YOUR INSTRUCTIONS:
Print all of the data exactly as written.

|---|

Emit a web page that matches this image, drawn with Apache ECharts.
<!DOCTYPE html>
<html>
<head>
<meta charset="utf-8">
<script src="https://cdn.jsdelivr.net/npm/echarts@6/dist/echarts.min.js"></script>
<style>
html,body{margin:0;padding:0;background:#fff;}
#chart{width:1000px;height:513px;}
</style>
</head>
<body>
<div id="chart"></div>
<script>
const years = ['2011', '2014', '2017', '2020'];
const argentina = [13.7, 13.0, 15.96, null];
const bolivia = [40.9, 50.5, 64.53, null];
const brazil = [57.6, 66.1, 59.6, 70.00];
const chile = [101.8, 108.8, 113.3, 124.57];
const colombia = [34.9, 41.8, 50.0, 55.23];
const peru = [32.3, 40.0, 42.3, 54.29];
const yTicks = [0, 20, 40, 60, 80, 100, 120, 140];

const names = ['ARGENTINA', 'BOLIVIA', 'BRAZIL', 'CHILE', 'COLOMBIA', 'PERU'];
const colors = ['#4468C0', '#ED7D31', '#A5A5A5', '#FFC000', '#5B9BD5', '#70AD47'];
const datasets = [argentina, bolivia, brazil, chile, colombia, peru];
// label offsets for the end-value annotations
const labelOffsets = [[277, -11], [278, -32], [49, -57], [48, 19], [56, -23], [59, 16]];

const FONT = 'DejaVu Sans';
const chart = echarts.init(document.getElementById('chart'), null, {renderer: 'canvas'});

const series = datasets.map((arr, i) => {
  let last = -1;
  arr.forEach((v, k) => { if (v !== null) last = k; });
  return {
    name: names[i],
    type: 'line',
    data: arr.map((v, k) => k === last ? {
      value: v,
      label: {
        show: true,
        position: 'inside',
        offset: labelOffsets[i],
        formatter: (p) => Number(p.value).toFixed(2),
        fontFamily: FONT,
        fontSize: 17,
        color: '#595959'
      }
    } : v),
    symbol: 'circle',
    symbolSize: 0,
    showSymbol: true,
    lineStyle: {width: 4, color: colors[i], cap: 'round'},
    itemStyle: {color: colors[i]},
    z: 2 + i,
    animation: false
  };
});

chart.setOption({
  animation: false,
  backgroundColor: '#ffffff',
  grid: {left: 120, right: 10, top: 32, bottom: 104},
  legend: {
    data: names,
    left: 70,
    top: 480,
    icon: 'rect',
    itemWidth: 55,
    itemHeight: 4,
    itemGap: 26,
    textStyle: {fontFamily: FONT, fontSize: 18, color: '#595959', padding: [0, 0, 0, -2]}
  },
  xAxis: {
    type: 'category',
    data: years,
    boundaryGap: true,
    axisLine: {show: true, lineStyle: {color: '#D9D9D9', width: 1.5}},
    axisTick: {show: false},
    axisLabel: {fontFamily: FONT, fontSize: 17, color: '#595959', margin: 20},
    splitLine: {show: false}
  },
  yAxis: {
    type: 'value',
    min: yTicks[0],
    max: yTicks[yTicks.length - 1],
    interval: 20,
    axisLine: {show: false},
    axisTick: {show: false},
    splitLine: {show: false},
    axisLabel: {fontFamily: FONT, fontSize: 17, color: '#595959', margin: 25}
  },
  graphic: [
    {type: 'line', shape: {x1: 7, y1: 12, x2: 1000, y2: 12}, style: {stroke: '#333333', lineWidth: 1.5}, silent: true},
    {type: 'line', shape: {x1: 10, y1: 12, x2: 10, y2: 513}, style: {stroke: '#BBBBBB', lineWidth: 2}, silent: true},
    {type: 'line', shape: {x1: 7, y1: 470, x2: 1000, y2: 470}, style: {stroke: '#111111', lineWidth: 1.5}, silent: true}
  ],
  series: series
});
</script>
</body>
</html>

|---|

COMPLETED EXERCISE:
Emit a web page that matches this image, drawn with Apache ECharts.
<!DOCTYPE html>
<html>
<head>
<meta charset="utf-8">
<script src="https://cdn.jsdelivr.net/npm/echarts@6/dist/echarts.min.js"></script>
<style>
html,body{margin:0;padding:0;background:#fff;}
#chart{width:1000px;height:513px;}
</style>
</head>
<body>
<div id="chart"></div>
<script>
const years = ['2011', '2014', '2017', '2020'];
const argentina = [13.7, 13.0, 15.96, null];
const bolivia = [40.9, 50.5, 64.53, null];
const brazil = [57.6, 66.1, 59.6, 70.00];
const chile = [101.8, 108.8, 113.3, 124.57];
const colombia = [34.9, 41.8, 50.0, 55.23];
const peru = [32.3, 40.0, 42.3, 54.29];
const yTicks = [0, 20, 40, 60, 80, 100, 120, 140];

const names = ['ARGENTINA', 'BOLIVIA', 'BRAZIL', 'CHILE', 'COLOMBIA', 'PERU'];
const colors = ['#4468C0', '#ED7D31', '#A5A5A5', '#FFC000', '#5B9BD5', '#70AD47'];
const datasets = [argentina, bolivia, brazil, chile, colombia, peru];
// label offsets for the end-value annotations
const labelOffsets = [[277, -11], [278, -32], [49, -57], [48, 19], [56, -23], [59, 16]];

const FONT = 'DejaVu Sans';
const chart = echarts.init(document.getElementById('chart'), null, {renderer: 'canvas'});

const series = datasets.map((arr, i) => {
  let last = -1;
  arr.forEach((v, k) => { if (v !== null) last = k; });
  return {
    name: names[i],
    type: 'line',
    data: arr.map((v, k) => k === last ? {
      value: v,
      label: {
        show: true,
        position: 'inside',
        offset: labelOffsets[i],
        formatter: (p) => Number(p.value).toFixed(2),
        fontFamily: FONT,
        fontSize: 17,
        color: '#595959'
      }
    } : v),
    symbol: 'circle',
    symbolSize: 0,
    showSymbol: true,
    lineStyle: {width: 4, color: colors[i], cap: 'round'},
    itemStyle: {color: colors[i]},
    z: 2 + i,
    animation: false
  };
});

chart.setOption({
  animation: false,
  backgroundColor: '#ffffff',
  grid: {left: 120, right: 10, top: 32, bottom: 104},
  legend: {
    data: names,
    left: 70,
    top: 480,
    icon: 'rect',
    itemWidth: 55,
    itemHeight: 4,
    itemGap: 26,
    textStyle: {fontFamily: FONT, fontSize: 18, color: '#595959', padding: [0, 0, 0, -2]}
  },
  xAxis: {
    type: 'category',
    data: years,
    boundaryGap: true,
    axisLine: {show: true, lineStyle: {color: '#D9D9D9', width: 1.5}},
    axisTick: {show: false},
    axisLabel: {fontFamily: FONT, fontSize: 17, color: '#595959', margin: 20},
    splitLine: {show: false}
  },
  yAxis: {
    type: 'value',
    min: yTicks[0],
    max: yTicks[yTicks.length - 1],
    interval: 20,
    axisLine: {show: false},
    axisTick: {show: false},
    splitLine: {show: false},
    axisLabel: {fontFamily: FONT, fontSize: 17, color: '#595959', margin: 25}
  },
  graphic: [
    {type: 'line', shape: {x1: 7, y1: 12, x2: 1000, y2: 12}, style: {stroke: '#333333', lineWidth: 1.5}, silent: true},
    {type: 'line', shape: {x1: 10, y1: 12, x2: 10, y2: 513}, style: {stroke: '#BBBBBB', lineWidth: 2}, silent: true},
    {type: 'line', shape: {x1: 7, y1: 470, x2: 1000, y2: 470}, style: {stroke: '#111111', lineWidth: 1.5}, silent: true}
  ],
  series: series
});
</script>
</body>
</html>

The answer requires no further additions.